Michelle Foa is Associate Professor of European Art of the eighteenth through the early twentieth centuries, with a particular focus on nineteenth-century French art, visual and material culture, and criticism. She is currently at work on a book on Edgar Degas titled The Matter of Degas: Art and Materiality in Later Nineteenth-Century Paris, in which she analyzes the conceptual significance of the artist’s sustained experimentation with diverse media and techniques in the context of his investigation into the physical and material qualities of the world around him. In 2021, part of this research published in The Art Bulletin was awarded the Nineteenth-Century Studies Association’s Article Prize. Another current research project explores the network of global developments that reshaped the making and consumption of paper over the course of the nineteenth century. Her first book, Georges Seurat: The Art of Vision, was published in 2015 by Yale University Press. In it, she positions Seurat’s body of work as a meditation on the relationship between vision and knowledge, situating his pictures in close relation to discourses in nineteenth-century philosophy, optics, psychology, and popular culture on the operation of the senses and their role in how we come to understand the world. Other research and teaching interests include the materials of art, the relationships between art, science, and technology, the intersections of art history and environmental studies, and art historiography and criticism. Professor Foa’s research and teaching have been supported by numerous grants and fellowships, including from the Center for Advanced Study in the Visual Arts at the National Gallery of Art and The National Endowment for the Humanities, among others. She serves on the Board of Directors of the National Committee for the History of Art.
At Tulane, Professor Foa is a Carnegie Corporation of New York Professor and Carnegie Fellow at the Phyllis M. Taylor Center. She is on the faculty advisory committee of the Environmental Studies Program and serves as a Faculty Fellow in the Mellon Graduate Program for Community-Engaged Scholarship. She is the 2022 recipient of the Suzanne and Stephen Weiss Award for Excellence in Teaching.
She was the co-organizer of a 2020-21 year-long lecture series Representation and Resistance: Scholarship Centering Race in Western Art, co-sponsored by the Africana Studies Program.
Before coming to Tulane in 2008, the year that she completed her doctorate at Princeton University, she taught at Mount Holyoke College, the University of Pennsylvania, and Princeton.
Georges Seurat: The Art of Vision, New Haven and London: Yale University Press, 2015.
“In Transit: Edgar Degas and the Matter of Cotton, between New World and Old,” The Art Bulletin 102, no. 3 (September 2020). Awarded the 2021 Article Prize by the Nineteenth-Century Studies Association.
“The Making of Degas: Duranty, Technology, and the Meaning of Materials,” special issue of nonsite on nineteenth-century art, edited by Bridget Alsdorf and Marnin Young (February 2019).

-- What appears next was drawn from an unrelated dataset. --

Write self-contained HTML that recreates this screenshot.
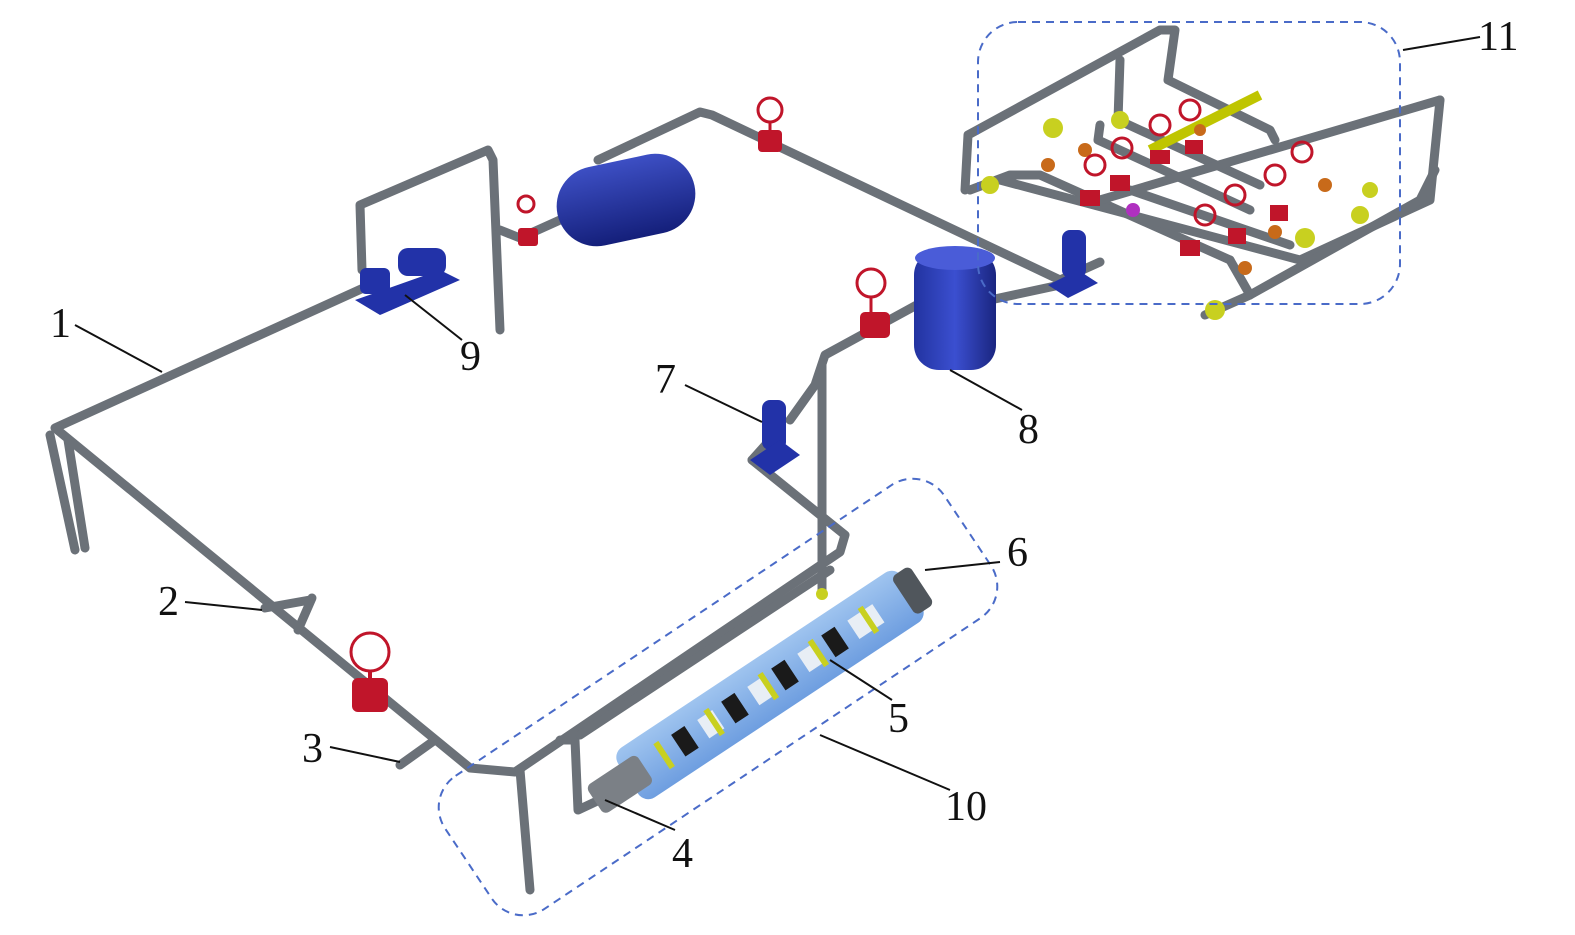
<!DOCTYPE html>
<html><head><meta charset="utf-8"><style>
html,body{margin:0;padding:0;background:#fff;}
svg{display:block;}
text{font-family:"Liberation Serif",serif;font-size:42px;fill:#111;}
</style></head><body>
<svg width="1575" height="935" viewBox="0 0 1575 935" xmlns="http://www.w3.org/2000/svg">
<defs>
<linearGradient id="tk" x1="0" y1="0" x2="0" y2="1"><stop offset="0" stop-color="#3d4fc4"/><stop offset="1" stop-color="#141f7a"/></linearGradient>
<linearGradient id="tk2" x1="0" y1="0" x2="1" y2="0"><stop offset="0" stop-color="#2233a0"/><stop offset=".5" stop-color="#3b4fd0"/><stop offset="1" stop-color="#1a2580"/></linearGradient>
<linearGradient id="cyl" x1="0" y1="0" x2="0" y2="1"><stop offset="0" stop-color="#9fc4ef"/><stop offset="1" stop-color="#6e9ee0"/></linearGradient>
</defs>
<g fill="none" stroke="#6b7178" stroke-width="9" stroke-linejoin="round" stroke-linecap="round">
<polyline points="370,285 55,428 470,768 515,772 840,552 845,535 752,460"/>
<polyline points="752,460 770,440"/>
<polyline points="790,420 815,385 825,355 935,295"/>
<line x1="822" y1="365" x2="822" y2="595"/>
<polyline points="560,740 575,740 578,810 610,795"/>
<polyline points="520,770 530,890"/>
<line x1="580" y1="735" x2="830" y2="570"/>
<line x1="50" y1="435" x2="75" y2="550"/>
<line x1="68" y1="440" x2="85" y2="548"/>
<polyline points="362,270 360,205 488,150 493,160 500,330"/>
<polyline points="500,230 520,238 560,220"/>
<polyline points="598,160 700,112 712,115 1060,280 1100,262"/>
<polyline points="990,300 1060,285"/>
<line x1="298" y1="630" x2="312" y2="598"/>
<line x1="265" y1="608" x2="310" y2="600"/>
<line x1="400" y1="765" x2="435" y2="740"/>
<polyline points="965,190 968,135 1160,30 1175,30 1168,80 1270,130 1275,140"/>
<polyline points="1120,60 1118,120 1260,185"/>
<polyline points="1100,125 1098,140 1250,210"/>
<polyline points="970,190 1010,175 1040,175 1230,260"/>
<polyline points="1000,180 1300,260 1430,200 1440,100"/>
<polyline points="1205,315 1250,295 1230,260"/>
<polyline points="1250,295 1420,200 1435,170"/>
<polyline points="1100,200 1440,100"/>
<polyline points="1130,190 1290,245"/>
</g>
<g stroke="#bfc500" stroke-width="10"><line x1="1150" y1="150" x2="1260" y2="95"/></g>
<g fill="#c8d020">
<circle cx="1053" cy="128" r="10"/><circle cx="1120" cy="120" r="9"/><circle cx="990" cy="185" r="9"/><circle cx="1215" cy="310" r="10"/><circle cx="1305" cy="238" r="10"/><circle cx="1360" cy="215" r="9"/><circle cx="1370" cy="190" r="8"/>
</g>
<g fill="#c86a1a">
<circle cx="1048" cy="165" r="7"/><circle cx="1085" cy="150" r="7"/><circle cx="1245" cy="268" r="7"/><circle cx="1275" cy="232" r="7"/><circle cx="1325" cy="185" r="7"/><circle cx="1200" cy="130" r="6"/>
</g>
<circle cx="1133" cy="210" r="7" fill="#b030c0"/>
<g fill="none" stroke="#c0152a" stroke-width="3">
<circle cx="1160" cy="125" r="10"/><circle cx="1190" cy="110" r="10"/><circle cx="1095" cy="165" r="10"/><circle cx="1122" cy="148" r="10"/><circle cx="1205" cy="215" r="10"/><circle cx="1235" cy="195" r="10"/><circle cx="1275" cy="175" r="10"/><circle cx="1302" cy="152" r="10"/>
<circle cx="770" cy="110" r="12"/><circle cx="526" cy="204" r="8"/><circle cx="871" cy="283" r="14"/><circle cx="370" cy="652" r="19"/>
</g>
<g fill="#c0152a">
<rect x="1080" y="190" width="20" height="16"/><rect x="1110" y="175" width="20" height="16"/><rect x="1180" y="240" width="20" height="16"/><rect x="1228" y="228" width="18" height="16"/><rect x="1270" y="205" width="18" height="16"/><rect x="1150" y="150" width="20" height="14"/><rect x="1185" y="140" width="18" height="14"/>
<rect x="758" y="130" width="24" height="22" rx="4"/><rect x="518" y="228" width="20" height="18" rx="3"/><rect x="860" y="312" width="30" height="26" rx="5"/><rect x="352" y="678" width="36" height="34" rx="6"/>
<line x1="770" y1="122" x2="770" y2="130" stroke="#c0152a" stroke-width="3"/><line x1="871" y1="297" x2="871" y2="312" stroke="#c0152a" stroke-width="3"/><line x1="370" y1="671" x2="370" y2="680" stroke="#c0152a" stroke-width="4"/>
</g>
<rect x="556" y="160" width="140" height="80" rx="40" fill="url(#tk)" transform="rotate(-12 626 200)"/>
<rect x="914" y="250" width="82" height="120" rx="25" fill="url(#tk2)"/>
<ellipse cx="955" cy="258" rx="40" ry="12" fill="#4a5cd8"/>
<g fill="#2232a8">
<polygon points="355,300 440,270 460,280 380,315"/>
<rect x="398" y="248" width="48" height="28" rx="10"/>
<rect x="360" y="268" width="30" height="26" rx="6"/>
<rect x="762" y="400" width="24" height="50" rx="8"/>
<polygon points="750,460 780,440 800,455 770,475"/>
<rect x="1062" y="230" width="24" height="48" rx="8"/>
<polygon points="1048,285 1078,270 1098,283 1068,298"/>
</g>
<g transform="rotate(-33.5 770 685)">
<rect x="600" y="655" width="340" height="60" rx="12" fill="url(#cyl)"/>
<rect x="560" y="668" width="60" height="34" rx="6" fill="#7b8086"/>
<rect x="930" y="662" width="22" height="46" rx="6" fill="#50565c"/>
<g fill="#1a1a1a"><rect x="660" y="672" width="16" height="26"/><rect x="720" y="672" width="16" height="26"/><rect x="780" y="672" width="16" height="26"/><rect x="840" y="672" width="16" height="26"/></g>
<g fill="#e8eef5"><rect x="690" y="674" width="18" height="22"/><rect x="750" y="674" width="18" height="22"/><rect x="810" y="674" width="18" height="22"/><rect x="870" y="674" width="30" height="22"/></g>
<g fill="#c8d020"><rect x="640" y="670" width="6" height="30"/><rect x="700" y="670" width="6" height="30"/><rect x="765" y="670" width="6" height="30"/><rect x="825" y="670" width="6" height="30"/><rect x="885" y="670" width="6" height="30"/></g>
</g>
<circle cx="822" cy="594" r="6" fill="#c8d020"/>
<g fill="none" stroke="#4a6bc8" stroke-width="2" stroke-dasharray="8,6">
<rect x="978" y="22" width="422" height="282" rx="40"/>
<rect x="418" y="617" width="600" height="160" rx="38" transform="rotate(-33.7 718 697)"/>
</g>
<g stroke="#111" stroke-width="2">
<line x1="75" y1="325" x2="162" y2="372"/>
<line x1="185" y1="602" x2="262" y2="610"/>
<line x1="330" y1="747" x2="400" y2="762"/>
<line x1="605" y1="800" x2="675" y2="830"/>
<line x1="830" y1="660" x2="892" y2="700"/>
<line x1="925" y1="570" x2="1000" y2="562"/>
<line x1="685" y1="385" x2="762" y2="422"/>
<line x1="950" y1="370" x2="1022" y2="410"/>
<line x1="405" y1="295" x2="462" y2="340"/>
<line x1="820" y1="735" x2="950" y2="790"/>
<line x1="1403" y1="50" x2="1480" y2="37"/>
</g>
<text x="50" y="337">1</text>
<text x="158" y="615">2</text>
<text x="302" y="762">3</text>
<text x="672" y="867">4</text>
<text x="888" y="732">5</text>
<text x="1007" y="566">6</text>
<text x="655" y="393">7</text>
<text x="1018" y="443">8</text>
<text x="460" y="370">9</text>
<text x="945" y="820">10</text>
<text x="1478" y="50">11</text>
</svg>
</body></html>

“‘One Art Eating the Other’ in Emile Zola’s L’Oeuvre,” in Art and Music as Rival Sisters at the Birth of Modernism, 1800-1900. Aldershot, U.K. and Burlington, Vermont: Ashgate Press, 2014.
“(Anti) Biography and Neo-Impressionism,” RIHA: Journal of the International Association of Research Institutes in the History of Art, special issue on Neo-Impressionism, July 2012.
“Textual Inhibitions: Photographic Criticism in Late Victorian Britain,” History of Photography, February 2012.
“On the Spaces of Painting and Perception: Seurat and Helmholtz” in Georges Seurat: Figure in Space, exhibition catalogue for the Kunsthaus Zürich and the Schirn Kunsthalle Frankfurt, ed. Christoph Becker, Ostfildern, Germany: Hatje Cantz, 2009. Catalogue published in English, French, and German editions.